Accountancy industry in hiring spree amid downturn

Accountancy industry in hiring spree amid downturn

Accountancy firms bolster numbers but remote working providing integration challenges

Accountancy industry in hiring spree amid downturn

Accounting firms continue to hire, despite the precarious situation of both the UK and global economy.

“It’s a relatively simple philosophy. We’re a service business, therefore we need the best people we can possibly find to help service our clients,” says Ian Carlson, managing director of Old Mill.

Old Mill recently took on 17 new hires in one week, nine of which were university or school leavers.

“We had this open-door recruiting policy anyway. When the pandemic started, we took the view right at the outset that we wanted to emerge from it in a stronger position than when we went into it.”

Accountants have reported that the pandemic has made them busier than ever, answering client enquiries and providing financial advice for an unprecedented market shock.

“Our clients are they’re looking to be advised and supported, particularly at this moment”, says Carlson. “If a client calls or email us and we say, ‘we’d love to help you, but we haven’t gotten enough people at the moment.’ That’s not a great position to be in.”

Most recent data from the ONS found more people employed in financial and insurance activities between April and June of 2020 than in the same period last year.

At the other end of the sector, EY in their last fiscal year ending June has hired more than 83,000 new employees globally with about half of those in graduate/entry level positions. EY in a typical year however, hires in the area of around 90,000.

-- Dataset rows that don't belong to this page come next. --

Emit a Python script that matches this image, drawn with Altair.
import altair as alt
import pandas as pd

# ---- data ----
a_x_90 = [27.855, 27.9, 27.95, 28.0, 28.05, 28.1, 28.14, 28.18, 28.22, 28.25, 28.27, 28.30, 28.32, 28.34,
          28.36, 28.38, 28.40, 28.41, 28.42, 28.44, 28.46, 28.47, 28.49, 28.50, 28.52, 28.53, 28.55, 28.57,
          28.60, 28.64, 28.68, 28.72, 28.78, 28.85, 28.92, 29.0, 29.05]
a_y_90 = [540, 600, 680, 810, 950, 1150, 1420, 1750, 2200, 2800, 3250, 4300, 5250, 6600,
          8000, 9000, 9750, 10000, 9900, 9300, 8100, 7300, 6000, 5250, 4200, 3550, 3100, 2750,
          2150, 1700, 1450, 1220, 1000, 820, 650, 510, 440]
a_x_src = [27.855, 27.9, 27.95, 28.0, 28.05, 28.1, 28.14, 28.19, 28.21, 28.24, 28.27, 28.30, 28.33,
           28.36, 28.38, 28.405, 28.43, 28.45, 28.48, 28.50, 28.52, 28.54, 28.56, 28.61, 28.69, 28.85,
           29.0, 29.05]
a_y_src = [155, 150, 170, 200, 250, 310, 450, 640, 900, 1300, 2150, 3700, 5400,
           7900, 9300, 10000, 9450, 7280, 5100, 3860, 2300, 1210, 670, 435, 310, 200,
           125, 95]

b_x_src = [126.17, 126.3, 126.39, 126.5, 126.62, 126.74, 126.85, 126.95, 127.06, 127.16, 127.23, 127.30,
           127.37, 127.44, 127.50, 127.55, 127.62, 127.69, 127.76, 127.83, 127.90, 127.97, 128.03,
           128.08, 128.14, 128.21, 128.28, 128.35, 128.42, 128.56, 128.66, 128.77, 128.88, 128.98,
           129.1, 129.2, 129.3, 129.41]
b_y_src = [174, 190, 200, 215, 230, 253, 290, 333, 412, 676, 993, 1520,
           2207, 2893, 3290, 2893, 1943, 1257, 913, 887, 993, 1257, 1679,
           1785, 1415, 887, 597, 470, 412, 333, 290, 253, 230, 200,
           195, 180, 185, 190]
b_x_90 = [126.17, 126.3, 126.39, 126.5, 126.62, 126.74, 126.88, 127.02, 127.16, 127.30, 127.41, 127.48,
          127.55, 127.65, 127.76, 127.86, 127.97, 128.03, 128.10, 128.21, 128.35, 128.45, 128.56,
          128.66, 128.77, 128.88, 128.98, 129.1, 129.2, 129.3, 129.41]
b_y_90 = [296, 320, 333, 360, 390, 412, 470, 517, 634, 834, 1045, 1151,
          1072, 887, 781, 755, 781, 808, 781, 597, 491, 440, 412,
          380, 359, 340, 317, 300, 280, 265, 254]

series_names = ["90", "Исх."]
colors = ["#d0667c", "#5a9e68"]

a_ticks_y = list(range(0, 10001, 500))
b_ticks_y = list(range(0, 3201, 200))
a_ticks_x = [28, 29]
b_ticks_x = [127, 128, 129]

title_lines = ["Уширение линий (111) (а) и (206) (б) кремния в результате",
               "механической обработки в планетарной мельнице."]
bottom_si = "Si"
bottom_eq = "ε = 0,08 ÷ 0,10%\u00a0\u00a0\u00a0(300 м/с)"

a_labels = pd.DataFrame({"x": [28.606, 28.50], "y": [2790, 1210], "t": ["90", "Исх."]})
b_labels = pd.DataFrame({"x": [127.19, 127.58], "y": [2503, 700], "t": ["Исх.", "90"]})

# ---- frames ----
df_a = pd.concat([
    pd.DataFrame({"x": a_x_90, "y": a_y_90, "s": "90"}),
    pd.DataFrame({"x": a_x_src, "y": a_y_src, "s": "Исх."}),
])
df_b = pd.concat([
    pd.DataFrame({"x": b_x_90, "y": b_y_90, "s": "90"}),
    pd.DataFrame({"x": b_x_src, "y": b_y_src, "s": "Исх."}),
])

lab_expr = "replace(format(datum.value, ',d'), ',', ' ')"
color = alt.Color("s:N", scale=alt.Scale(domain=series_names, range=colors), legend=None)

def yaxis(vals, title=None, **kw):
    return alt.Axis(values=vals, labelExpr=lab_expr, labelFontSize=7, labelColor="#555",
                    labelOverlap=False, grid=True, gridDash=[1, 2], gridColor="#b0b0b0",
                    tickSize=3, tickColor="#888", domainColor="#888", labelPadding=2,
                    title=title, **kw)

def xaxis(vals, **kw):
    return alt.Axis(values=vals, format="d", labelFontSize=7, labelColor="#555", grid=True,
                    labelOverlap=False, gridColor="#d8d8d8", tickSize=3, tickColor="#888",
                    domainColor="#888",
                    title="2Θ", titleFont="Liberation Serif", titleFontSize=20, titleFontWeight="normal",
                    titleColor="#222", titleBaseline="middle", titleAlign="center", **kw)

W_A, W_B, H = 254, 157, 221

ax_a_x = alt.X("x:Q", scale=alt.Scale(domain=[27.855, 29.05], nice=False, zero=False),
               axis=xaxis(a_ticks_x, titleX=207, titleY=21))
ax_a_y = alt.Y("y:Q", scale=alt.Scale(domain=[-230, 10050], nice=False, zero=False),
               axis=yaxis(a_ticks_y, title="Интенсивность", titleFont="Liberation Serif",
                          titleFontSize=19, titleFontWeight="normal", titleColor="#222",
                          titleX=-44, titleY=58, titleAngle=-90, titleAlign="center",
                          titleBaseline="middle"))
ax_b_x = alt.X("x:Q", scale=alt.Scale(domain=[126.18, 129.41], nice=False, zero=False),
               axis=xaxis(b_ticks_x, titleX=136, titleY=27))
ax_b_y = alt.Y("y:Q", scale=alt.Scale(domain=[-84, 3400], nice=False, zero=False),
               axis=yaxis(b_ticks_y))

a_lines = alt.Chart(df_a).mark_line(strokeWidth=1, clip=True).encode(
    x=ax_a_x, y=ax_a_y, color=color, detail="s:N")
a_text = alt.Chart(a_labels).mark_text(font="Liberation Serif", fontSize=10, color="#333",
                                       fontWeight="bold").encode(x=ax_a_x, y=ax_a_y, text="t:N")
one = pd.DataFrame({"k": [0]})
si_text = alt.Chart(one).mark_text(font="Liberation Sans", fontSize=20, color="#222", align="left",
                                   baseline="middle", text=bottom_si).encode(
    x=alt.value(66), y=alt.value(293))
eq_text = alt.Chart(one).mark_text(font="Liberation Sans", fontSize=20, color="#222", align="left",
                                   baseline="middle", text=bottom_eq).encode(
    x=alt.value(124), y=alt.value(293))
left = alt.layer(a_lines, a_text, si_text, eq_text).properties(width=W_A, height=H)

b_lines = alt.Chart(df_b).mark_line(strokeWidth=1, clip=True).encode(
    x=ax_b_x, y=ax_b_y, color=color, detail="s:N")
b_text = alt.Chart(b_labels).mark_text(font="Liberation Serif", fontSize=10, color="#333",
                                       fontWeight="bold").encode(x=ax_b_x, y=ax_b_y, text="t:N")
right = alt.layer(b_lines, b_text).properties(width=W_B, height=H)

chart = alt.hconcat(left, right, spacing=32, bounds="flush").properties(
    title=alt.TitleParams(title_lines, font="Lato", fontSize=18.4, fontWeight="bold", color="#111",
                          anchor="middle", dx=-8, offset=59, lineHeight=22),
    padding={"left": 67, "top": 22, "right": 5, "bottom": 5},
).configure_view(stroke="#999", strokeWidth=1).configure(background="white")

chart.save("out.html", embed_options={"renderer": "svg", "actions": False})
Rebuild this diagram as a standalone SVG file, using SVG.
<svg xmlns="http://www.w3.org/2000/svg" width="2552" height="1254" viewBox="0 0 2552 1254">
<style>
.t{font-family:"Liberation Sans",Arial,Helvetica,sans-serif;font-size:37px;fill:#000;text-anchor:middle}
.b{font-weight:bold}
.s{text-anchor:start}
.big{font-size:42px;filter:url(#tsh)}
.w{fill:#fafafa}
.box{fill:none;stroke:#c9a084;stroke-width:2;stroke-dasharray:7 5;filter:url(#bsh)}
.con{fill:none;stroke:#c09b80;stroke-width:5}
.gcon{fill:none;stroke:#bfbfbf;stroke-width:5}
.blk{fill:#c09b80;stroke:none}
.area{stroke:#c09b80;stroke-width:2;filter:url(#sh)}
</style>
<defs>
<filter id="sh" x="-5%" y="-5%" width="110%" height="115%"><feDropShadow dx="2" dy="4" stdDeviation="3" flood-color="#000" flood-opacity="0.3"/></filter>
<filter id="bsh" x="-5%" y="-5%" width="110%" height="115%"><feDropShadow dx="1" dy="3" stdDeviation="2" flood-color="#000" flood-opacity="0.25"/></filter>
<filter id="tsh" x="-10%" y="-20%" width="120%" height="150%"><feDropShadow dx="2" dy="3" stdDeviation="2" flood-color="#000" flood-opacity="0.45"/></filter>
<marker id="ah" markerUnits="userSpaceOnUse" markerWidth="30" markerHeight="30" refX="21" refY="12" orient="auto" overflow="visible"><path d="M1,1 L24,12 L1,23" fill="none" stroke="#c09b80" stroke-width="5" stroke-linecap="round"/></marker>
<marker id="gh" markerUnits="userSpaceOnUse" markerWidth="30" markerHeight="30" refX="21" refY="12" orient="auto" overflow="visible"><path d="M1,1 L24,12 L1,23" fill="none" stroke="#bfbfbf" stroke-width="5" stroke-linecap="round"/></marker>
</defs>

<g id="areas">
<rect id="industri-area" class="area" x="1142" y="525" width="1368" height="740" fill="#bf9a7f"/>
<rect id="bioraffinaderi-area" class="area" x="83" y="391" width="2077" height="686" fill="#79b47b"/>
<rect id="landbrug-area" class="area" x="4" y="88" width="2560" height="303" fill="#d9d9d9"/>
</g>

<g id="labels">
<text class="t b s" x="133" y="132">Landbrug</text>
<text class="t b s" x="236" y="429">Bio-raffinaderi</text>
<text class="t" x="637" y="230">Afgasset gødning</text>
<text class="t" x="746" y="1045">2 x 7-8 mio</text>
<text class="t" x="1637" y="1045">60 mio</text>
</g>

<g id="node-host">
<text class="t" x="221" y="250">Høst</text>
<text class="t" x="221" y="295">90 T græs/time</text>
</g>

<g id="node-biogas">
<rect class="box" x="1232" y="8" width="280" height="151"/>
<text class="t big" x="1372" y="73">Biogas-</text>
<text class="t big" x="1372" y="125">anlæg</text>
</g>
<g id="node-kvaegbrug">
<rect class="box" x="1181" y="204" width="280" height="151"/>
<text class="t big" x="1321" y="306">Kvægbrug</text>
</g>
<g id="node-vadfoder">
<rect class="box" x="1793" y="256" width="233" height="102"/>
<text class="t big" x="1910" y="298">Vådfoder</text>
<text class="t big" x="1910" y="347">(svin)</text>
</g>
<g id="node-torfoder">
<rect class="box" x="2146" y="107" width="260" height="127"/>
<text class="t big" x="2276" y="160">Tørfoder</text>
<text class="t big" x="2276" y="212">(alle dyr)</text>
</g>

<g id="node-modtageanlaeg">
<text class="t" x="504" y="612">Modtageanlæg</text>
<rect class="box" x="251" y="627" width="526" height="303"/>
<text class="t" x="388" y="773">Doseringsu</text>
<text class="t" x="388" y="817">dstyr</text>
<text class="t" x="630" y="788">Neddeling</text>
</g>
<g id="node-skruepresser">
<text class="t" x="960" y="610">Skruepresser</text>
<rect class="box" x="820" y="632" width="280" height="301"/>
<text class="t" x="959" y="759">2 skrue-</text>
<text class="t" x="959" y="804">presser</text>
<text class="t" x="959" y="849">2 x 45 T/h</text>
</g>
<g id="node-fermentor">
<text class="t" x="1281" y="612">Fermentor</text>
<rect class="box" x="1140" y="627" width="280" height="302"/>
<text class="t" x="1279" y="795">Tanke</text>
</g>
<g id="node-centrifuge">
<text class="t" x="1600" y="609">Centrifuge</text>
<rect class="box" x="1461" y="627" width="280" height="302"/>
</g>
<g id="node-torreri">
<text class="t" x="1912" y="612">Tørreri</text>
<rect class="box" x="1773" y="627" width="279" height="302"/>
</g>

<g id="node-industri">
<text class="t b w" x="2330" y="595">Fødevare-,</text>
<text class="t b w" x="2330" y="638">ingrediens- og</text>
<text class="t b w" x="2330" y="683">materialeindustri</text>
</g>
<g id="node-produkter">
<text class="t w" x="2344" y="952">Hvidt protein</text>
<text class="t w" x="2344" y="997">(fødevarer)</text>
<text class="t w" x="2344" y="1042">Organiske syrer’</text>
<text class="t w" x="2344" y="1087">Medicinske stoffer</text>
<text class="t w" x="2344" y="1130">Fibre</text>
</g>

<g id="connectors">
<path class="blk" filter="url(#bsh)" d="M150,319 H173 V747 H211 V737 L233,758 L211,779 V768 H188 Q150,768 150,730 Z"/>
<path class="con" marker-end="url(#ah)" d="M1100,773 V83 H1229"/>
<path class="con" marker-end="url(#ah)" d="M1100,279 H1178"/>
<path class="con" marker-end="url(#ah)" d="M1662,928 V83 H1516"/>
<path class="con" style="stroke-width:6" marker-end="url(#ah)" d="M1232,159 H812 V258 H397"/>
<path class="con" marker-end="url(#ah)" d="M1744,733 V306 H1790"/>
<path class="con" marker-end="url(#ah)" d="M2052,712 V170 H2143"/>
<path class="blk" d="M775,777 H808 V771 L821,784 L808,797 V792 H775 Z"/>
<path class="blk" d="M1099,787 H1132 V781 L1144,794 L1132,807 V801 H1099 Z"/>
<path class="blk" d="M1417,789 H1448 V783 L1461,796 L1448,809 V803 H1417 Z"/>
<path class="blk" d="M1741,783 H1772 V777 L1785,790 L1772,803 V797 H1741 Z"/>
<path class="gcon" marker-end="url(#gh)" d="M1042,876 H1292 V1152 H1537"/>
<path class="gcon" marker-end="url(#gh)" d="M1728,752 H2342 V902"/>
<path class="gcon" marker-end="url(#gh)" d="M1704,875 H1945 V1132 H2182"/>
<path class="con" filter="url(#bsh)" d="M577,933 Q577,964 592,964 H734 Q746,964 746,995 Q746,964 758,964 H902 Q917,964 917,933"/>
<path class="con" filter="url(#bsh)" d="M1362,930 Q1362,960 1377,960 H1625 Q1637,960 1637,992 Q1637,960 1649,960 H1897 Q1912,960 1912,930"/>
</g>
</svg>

“Like so many other companies, we are carefully watching how the pandemic is progressing, how the economy is progressing and what our clients need,” says Dan Black, global recruiting leader at EY. “We have continued to hire, but the pace has been a little bit slower the last several months.”

Onboarding in a remote working environment has proved challenging and with around half or more of the new hires being fresh out of school, training and guidance for them was a key consideration.

“Getting people all the equipment, they need to get them up and trained all without stepping foot for the most part in an office was a challenge.”

Given the hiring process for graduates, much of the logistics could be planned in advance. Black adds that summer internships, while done remotely, proved to be quite successful and feedback from the candidates has been positive.

Carlson has done something similar.

“We didn’t want to leave anything to chance, everything was needed to be planned out. Everyone met with one of our IT team the week before to get set up with their laptop, their phones, their login and etc. We’ve had a pretty detailed virtual induction session mapped out that covered everything from technical training to marketing.”

Carlson also says that in terms of training school and university leavers, much of that training can be done remotely and to the same level as in the office.

“From a technical perspective, a lot of the training revolves around the trainee and the trainer sitting around a screen looking at a set of accounts.”

“Whether you’re doing that sat next to each other in an office or one person sharing their screens via teams it amounts to the same thing, you’re sharing a screen and one person is teaching the other. I see no reason from a training or development perspective that can’t continue virtually.”

Hiring for the future

Though getting new employees ready and sorted for remote working was difficult, the idea of it also provides opportunities as well.

“If enabled properly through your employer with the right tools, [location] becomes less important”, says Black. “It’s an additional layer of flexibility for both the employer and the job seeker. It means I can find some talent that that doesn’t necessarily base in city X.”

Carlson agrees saying that as a regional firm, they may look to hire people located outside of South West England.

“If we can allow flexible remote working, then from our perspective, we can recruit from anywhere. If there’s a tax specialist who happens to lives in Scotland or Yorkshire or more generally beyond daily commuting of South West England why not? It’s an opportunity in recruitment and for retaining people as well.”

Financial services lead the way as the most resilient and growth-oriented industry according to a recent report by Sage. But with CJRS set to end in October and unemployment rising many fresh graduates and those with experience will be faced with the prospect of job hunting in a competitive market.

EY is currently conducting live sessions in multiple time zones to answer questions from jobseekers for both those looking to work in financial services and the wider economy.